With the Zimbabwe high court poised to rule on the release of the much-delayed presidential poll results, Mr Tsvangirai urged South Africa to act with Britain and the US to "remove the white-knuckle grip" of the 84-year-old President. Mr Mugabe has conceded defeat in the parliamentary election, held on 29 March, but has refused to allow the release of the presidential results, prompting Mr Tsvangirai's Movement for Democratic Change (MDC) to go to court.

Mr Tsvangirai, writing in The Guardian, urged the International Monetary Fund to withhold £1bn aid unless Mr Mugabe "accepts the election results in full and hands over the reins of power". Zimbabwe came under further international pressure yesterday when the UN secretary-general, Ban Ki-moon, called on the Zimbabwe Electoral Commission to release the results of the presidential election "expeditiously and with transparency".

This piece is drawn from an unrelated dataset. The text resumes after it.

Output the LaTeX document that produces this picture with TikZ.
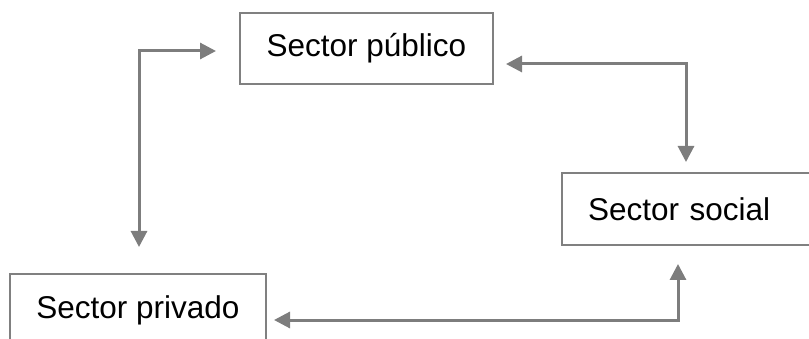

Gordon Brown meanwhile called for "proper international monitoring" in case of a run-off presidential vote. "I believe there is a united will of the international community that elections have got to be seen to be fair, election results have got to be published, elections have got to be properly monitored," he said.

There seems to have been some dismay in London at Mr Mbeki's continued emphasis on a "softly softly" approach. He stressed on Saturday that it was "time to wait". "It's a bit worrying," said one diplomat. "This is very serious."

Mr Brown refused to comment when asked whether he was happy with their two-hour meeting. Mr Mbeki also insisted international intervention is not needed to break the electoral deadlock, telling reporters: "Zimbabwe is not a South African province, can we agree about that?"

However Mr Tsvangirai may have had a more sympathetic reception from Mr Zuma. A source close to the African National Congress leader explained the visit as a bid "to secure support from the ANC, not so much from South Africa but support from one party to another. From the ANC to the MDC".

The party leaders were said to have discussed the "best possible options" for Zimbabwe's opposition movement in the event that Mr Mugabe "chooses to use force to remain in power without the appropriate endorsement of his people" or to compete against Mr Tsvangirai in a bitter and violent run-off. It is understood Mr Zuma appealed to Mr Tsvangirai "not to go down the Kenya route" and to consider his options carefully. "Zuma is strongly against violence over elections," the source said

* Two Western journalists, a Briton and an American, who were arrested last Thursday while trying to cover the election were granted bail yesterday.